**Recorded information**
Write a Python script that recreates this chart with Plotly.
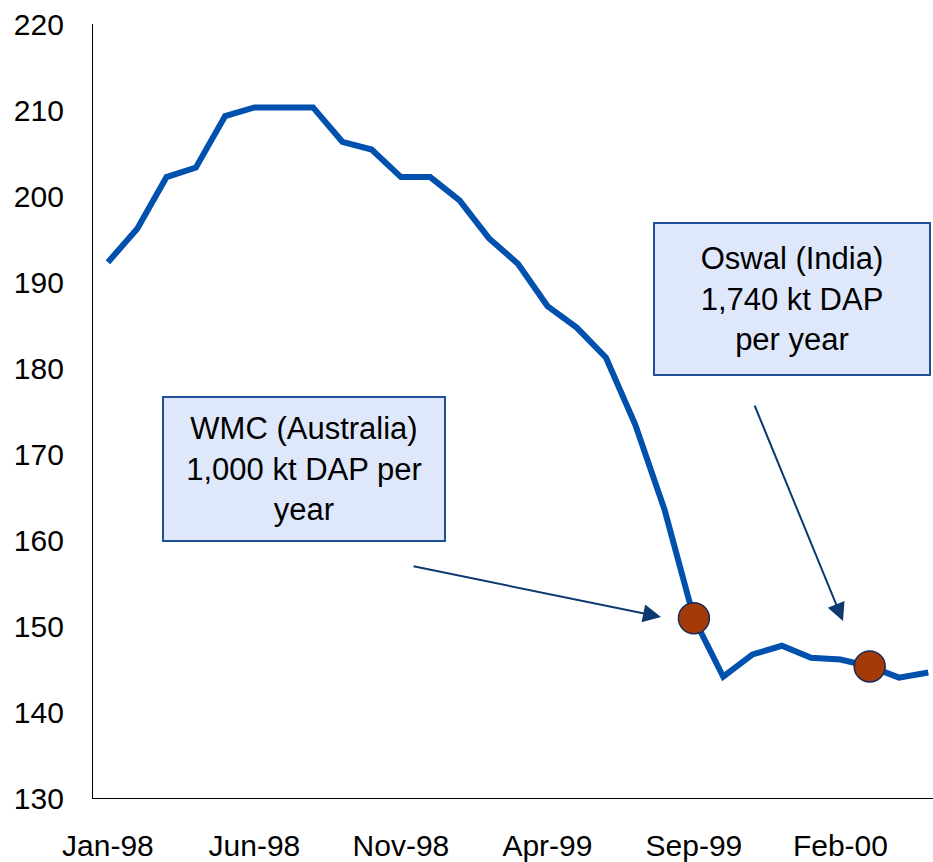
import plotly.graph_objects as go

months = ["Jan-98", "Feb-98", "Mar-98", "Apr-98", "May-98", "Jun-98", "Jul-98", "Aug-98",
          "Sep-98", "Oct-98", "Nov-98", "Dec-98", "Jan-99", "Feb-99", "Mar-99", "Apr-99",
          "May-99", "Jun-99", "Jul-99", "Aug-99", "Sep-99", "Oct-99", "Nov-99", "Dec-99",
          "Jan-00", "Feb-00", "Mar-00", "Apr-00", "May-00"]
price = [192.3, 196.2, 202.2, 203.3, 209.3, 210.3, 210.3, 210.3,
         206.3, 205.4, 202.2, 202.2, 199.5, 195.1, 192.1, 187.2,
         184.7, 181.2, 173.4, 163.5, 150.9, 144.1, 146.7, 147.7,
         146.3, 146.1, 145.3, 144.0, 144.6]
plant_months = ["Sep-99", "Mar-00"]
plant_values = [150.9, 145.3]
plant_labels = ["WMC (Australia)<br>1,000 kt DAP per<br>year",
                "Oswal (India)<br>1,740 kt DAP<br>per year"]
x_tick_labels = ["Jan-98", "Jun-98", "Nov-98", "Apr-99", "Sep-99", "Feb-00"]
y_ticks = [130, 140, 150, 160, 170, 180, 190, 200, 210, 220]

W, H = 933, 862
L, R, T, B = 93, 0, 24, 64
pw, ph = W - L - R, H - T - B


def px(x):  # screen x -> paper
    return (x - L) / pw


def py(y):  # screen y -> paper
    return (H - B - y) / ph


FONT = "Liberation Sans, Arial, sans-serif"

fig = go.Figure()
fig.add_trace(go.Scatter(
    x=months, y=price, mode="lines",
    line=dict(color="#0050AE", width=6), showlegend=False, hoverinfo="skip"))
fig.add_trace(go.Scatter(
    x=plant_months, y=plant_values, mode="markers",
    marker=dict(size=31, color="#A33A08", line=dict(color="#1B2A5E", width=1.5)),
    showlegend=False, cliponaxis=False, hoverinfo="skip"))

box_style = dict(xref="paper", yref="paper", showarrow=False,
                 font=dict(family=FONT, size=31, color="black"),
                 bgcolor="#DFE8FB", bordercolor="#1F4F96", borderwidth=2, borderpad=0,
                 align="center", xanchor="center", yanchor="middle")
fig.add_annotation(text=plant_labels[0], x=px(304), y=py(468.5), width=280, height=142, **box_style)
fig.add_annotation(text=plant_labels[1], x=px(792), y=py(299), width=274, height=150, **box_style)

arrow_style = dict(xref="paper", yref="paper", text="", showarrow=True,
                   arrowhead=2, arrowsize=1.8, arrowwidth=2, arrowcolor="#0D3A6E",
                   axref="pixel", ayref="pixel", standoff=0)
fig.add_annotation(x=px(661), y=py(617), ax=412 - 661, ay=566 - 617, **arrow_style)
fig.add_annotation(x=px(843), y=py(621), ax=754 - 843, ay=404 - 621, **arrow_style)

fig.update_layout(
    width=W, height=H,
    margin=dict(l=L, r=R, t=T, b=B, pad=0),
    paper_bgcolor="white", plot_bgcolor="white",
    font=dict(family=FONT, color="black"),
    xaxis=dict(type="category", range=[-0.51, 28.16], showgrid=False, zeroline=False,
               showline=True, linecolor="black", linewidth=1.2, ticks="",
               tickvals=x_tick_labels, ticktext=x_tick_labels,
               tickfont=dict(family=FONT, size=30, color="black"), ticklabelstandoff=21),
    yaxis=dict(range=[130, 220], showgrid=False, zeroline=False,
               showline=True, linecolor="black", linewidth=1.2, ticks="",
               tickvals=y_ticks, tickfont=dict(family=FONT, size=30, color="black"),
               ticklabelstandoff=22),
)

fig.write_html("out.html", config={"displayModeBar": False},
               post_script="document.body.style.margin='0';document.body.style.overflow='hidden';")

**Directions**
Quote each line of the listing exactly, but leave the pictures out.

**Answer to this task**
Write a Python script that recreates this chart with Plotly.
import plotly.graph_objects as go

months = ["Jan-98", "Feb-98", "Mar-98", "Apr-98", "May-98", "Jun-98", "Jul-98", "Aug-98",
          "Sep-98", "Oct-98", "Nov-98", "Dec-98", "Jan-99", "Feb-99", "Mar-99", "Apr-99",
          "May-99", "Jun-99", "Jul-99", "Aug-99", "Sep-99", "Oct-99", "Nov-99", "Dec-99",
          "Jan-00", "Feb-00", "Mar-00", "Apr-00", "May-00"]
price = [192.3, 196.2, 202.2, 203.3, 209.3, 210.3, 210.3, 210.3,
         206.3, 205.4, 202.2, 202.2, 199.5, 195.1, 192.1, 187.2,
         184.7, 181.2, 173.4, 163.5, 150.9, 144.1, 146.7, 147.7,
         146.3, 146.1, 145.3, 144.0, 144.6]
plant_months = ["Sep-99", "Mar-00"]
plant_values = [150.9, 145.3]
plant_labels = ["WMC (Australia)<br>1,000 kt DAP per<br>year",
                "Oswal (India)<br>1,740 kt DAP<br>per year"]
x_tick_labels = ["Jan-98", "Jun-98", "Nov-98", "Apr-99", "Sep-99", "Feb-00"]
y_ticks = [130, 140, 150, 160, 170, 180, 190, 200, 210, 220]

W, H = 933, 862
L, R, T, B = 93, 0, 24, 64
pw, ph = W - L - R, H - T - B


def px(x):  # screen x -> paper
    return (x - L) / pw


def py(y):  # screen y -> paper
    return (H - B - y) / ph


FONT = "Liberation Sans, Arial, sans-serif"

fig = go.Figure()
fig.add_trace(go.Scatter(
    x=months, y=price, mode="lines",
    line=dict(color="#0050AE", width=6), showlegend=False, hoverinfo="skip"))
fig.add_trace(go.Scatter(
    x=plant_months, y=plant_values, mode="markers",
    marker=dict(size=31, color="#A33A08", line=dict(color="#1B2A5E", width=1.5)),
    showlegend=False, cliponaxis=False, hoverinfo="skip"))

box_style = dict(xref="paper", yref="paper", showarrow=False,
                 font=dict(family=FONT, size=31, color="black"),
                 bgcolor="#DFE8FB", bordercolor="#1F4F96", borderwidth=2, borderpad=0,
                 align="center", xanchor="center", yanchor="middle")
fig.add_annotation(text=plant_labels[0], x=px(304), y=py(468.5), width=280, height=142, **box_style)
fig.add_annotation(text=plant_labels[1], x=px(792), y=py(299), width=274, height=150, **box_style)

arrow_style = dict(xref="paper", yref="paper", text="", showarrow=True,
                   arrowhead=2, arrowsize=1.8, arrowwidth=2, arrowcolor="#0D3A6E",
                   axref="pixel", ayref="pixel", standoff=0)
fig.add_annotation(x=px(661), y=py(617), ax=412 - 661, ay=566 - 617, **arrow_style)
fig.add_annotation(x=px(843), y=py(621), ax=754 - 843, ay=404 - 621, **arrow_style)

fig.update_layout(
    width=W, height=H,
    margin=dict(l=L, r=R, t=T, b=B, pad=0),
    paper_bgcolor="white", plot_bgcolor="white",
    font=dict(family=FONT, color="black"),
    xaxis=dict(type="category", range=[-0.51, 28.16], showgrid=False, zeroline=False,
               showline=True, linecolor="black", linewidth=1.2, ticks="",
               tickvals=x_tick_labels, ticktext=x_tick_labels,
               tickfont=dict(family=FONT, size=30, color="black"), ticklabelstandoff=21),
    yaxis=dict(range=[130, 220], showgrid=False, zeroline=False,
               showline=True, linecolor="black", linewidth=1.2, ticks="",
               tickvals=y_ticks, tickfont=dict(family=FONT, size=30, color="black"),
               ticklabelstandoff=22),
)

fig.write_html("out.html", config={"displayModeBar": False},
               post_script="document.body.style.margin='0';document.body.style.overflow='hidden';")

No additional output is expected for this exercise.